The morning of my daughter’s first day, she got dressed, donned her horsey backpack, and stood in front of the fireplace to have her picture taken. Once she would finally listen to my direction, and I was able to get a good one, we then took another one standing by the front door. And another one next to the car. Now that I think about it, I was trying to stop time, capture every moment before she was officially a student.

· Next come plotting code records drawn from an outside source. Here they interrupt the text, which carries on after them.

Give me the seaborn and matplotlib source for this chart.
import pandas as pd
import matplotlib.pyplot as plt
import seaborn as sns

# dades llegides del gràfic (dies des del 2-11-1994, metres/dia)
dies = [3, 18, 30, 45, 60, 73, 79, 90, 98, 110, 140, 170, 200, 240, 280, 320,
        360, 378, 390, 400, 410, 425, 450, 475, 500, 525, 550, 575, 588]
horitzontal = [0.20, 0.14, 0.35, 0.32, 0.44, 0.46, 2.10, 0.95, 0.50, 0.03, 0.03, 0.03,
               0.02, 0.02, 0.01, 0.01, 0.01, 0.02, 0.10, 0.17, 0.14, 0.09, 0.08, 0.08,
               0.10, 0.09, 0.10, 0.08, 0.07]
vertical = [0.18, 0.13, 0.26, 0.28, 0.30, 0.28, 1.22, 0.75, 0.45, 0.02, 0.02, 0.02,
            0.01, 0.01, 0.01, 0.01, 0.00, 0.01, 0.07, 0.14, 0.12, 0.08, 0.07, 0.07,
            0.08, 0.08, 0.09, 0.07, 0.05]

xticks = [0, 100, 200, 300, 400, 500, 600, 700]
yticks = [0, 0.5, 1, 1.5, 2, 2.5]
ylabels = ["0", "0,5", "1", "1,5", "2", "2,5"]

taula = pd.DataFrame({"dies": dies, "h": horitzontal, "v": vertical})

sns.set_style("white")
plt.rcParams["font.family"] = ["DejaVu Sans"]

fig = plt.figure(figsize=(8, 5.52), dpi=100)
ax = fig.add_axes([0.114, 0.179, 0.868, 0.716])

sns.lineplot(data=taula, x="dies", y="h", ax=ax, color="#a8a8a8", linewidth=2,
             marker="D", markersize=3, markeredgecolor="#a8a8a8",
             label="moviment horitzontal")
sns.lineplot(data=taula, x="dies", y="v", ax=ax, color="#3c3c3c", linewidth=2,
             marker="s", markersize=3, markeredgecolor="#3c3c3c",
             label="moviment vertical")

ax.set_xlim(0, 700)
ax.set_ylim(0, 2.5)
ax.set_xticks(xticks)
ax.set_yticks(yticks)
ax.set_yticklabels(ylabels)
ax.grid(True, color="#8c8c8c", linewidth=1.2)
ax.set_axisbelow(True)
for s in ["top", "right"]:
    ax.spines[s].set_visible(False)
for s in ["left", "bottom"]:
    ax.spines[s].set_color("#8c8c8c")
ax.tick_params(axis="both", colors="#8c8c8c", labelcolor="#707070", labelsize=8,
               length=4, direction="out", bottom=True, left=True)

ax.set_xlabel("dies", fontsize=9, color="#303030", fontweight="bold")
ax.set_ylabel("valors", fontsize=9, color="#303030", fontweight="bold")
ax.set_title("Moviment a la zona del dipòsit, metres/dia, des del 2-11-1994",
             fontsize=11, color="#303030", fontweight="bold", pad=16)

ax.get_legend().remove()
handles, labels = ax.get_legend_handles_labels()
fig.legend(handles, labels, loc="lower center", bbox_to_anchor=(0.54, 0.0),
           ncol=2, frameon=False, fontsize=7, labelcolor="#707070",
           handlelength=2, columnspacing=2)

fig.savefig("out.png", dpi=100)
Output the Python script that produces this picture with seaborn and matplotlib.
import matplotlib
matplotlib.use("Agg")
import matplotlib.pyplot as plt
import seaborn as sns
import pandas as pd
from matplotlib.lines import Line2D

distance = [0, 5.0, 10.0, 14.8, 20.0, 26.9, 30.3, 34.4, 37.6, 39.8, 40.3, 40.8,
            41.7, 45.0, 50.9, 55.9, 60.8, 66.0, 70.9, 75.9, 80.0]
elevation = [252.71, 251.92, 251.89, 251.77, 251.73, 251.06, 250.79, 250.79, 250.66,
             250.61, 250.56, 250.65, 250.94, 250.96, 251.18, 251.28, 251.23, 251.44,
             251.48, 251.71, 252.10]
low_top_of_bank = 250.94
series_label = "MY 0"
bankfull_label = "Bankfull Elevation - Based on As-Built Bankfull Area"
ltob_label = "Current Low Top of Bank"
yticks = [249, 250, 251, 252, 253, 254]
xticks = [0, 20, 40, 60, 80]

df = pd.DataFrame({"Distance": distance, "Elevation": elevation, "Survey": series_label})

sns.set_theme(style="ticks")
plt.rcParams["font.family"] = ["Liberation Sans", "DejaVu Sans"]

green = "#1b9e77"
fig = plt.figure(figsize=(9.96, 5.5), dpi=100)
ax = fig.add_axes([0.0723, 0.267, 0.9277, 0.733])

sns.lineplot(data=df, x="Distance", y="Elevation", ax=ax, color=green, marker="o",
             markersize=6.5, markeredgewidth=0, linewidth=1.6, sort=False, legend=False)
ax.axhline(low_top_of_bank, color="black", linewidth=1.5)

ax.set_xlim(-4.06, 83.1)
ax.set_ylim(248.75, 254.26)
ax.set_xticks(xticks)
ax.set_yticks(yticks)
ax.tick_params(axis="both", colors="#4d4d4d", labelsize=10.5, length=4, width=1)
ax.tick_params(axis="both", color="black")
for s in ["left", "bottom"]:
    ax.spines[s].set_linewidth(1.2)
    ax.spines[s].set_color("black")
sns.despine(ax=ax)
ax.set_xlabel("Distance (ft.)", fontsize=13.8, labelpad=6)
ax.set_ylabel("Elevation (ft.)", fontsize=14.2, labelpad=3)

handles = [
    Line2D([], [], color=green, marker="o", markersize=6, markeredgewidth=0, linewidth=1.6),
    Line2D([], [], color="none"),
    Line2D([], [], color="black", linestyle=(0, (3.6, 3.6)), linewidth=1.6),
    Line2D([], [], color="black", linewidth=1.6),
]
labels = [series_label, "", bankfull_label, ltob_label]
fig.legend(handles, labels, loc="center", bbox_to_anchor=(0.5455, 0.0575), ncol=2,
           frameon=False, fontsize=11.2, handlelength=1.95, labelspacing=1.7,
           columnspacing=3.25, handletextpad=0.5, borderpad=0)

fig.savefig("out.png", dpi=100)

Driving her to school, I was nervous. How would she do at drop off? She’d never been to daycare and had only been left with family members up until then. Would she cry and scream? Throw a tantrum? To calm my nerves, I turned on the music. And wouldn’t you know it, that damn Frozen soundtrack was playing. Of course it was on, Let it Go. Of course.

let it go

But not the movie version, the Demi Lovato version, which made it all even worse. My eyes filled with tears. What the hell was wrong with me? I told myself I wasn’t going to cry. And there I was driving my daughter to her first day of school, realizing that this was the beginning of the end, and she’d be off to college before I knew it. Which doesn’t sound all that bad now, but let’s face it, it’s terrible. I’ll be so old and exhausted by then, that is, if I even survive the teenage years.

It was not so long ago that my little girl was a little baby, and now she was going to school for the first time, and the enormity hit me like a gust of icy wind. Here I was releasing her into the real world, sending her off to make her own path, and it was too much to process. Luckily, whenever I get emotional and overwhelmed by the feelings of motherhood, my kids know just how to distract me by having a complete meltdown or needing one of their million needs met. They keep me from over-thinking things, or thinking things at all, really.

So by the time we pulled into the parking lot, my avalanche of emotion stopped short by their cries to get out of their seats, and I was able to collect myself. We went inside her classroom, only after taking more pictures outside the door. Everything went well. She didn’t cry, she wasn’t afraid, she was a little unsure, but it didn’t stop her from sitting at the table and playing with the freshly made playdough. It went better than I imagined. She was ready, the only thing I had to do was let. her. go. Oh god, here come the waterworks again. Damn hormones.

And so begins her journey to success, and Mummy’s journey to freedom.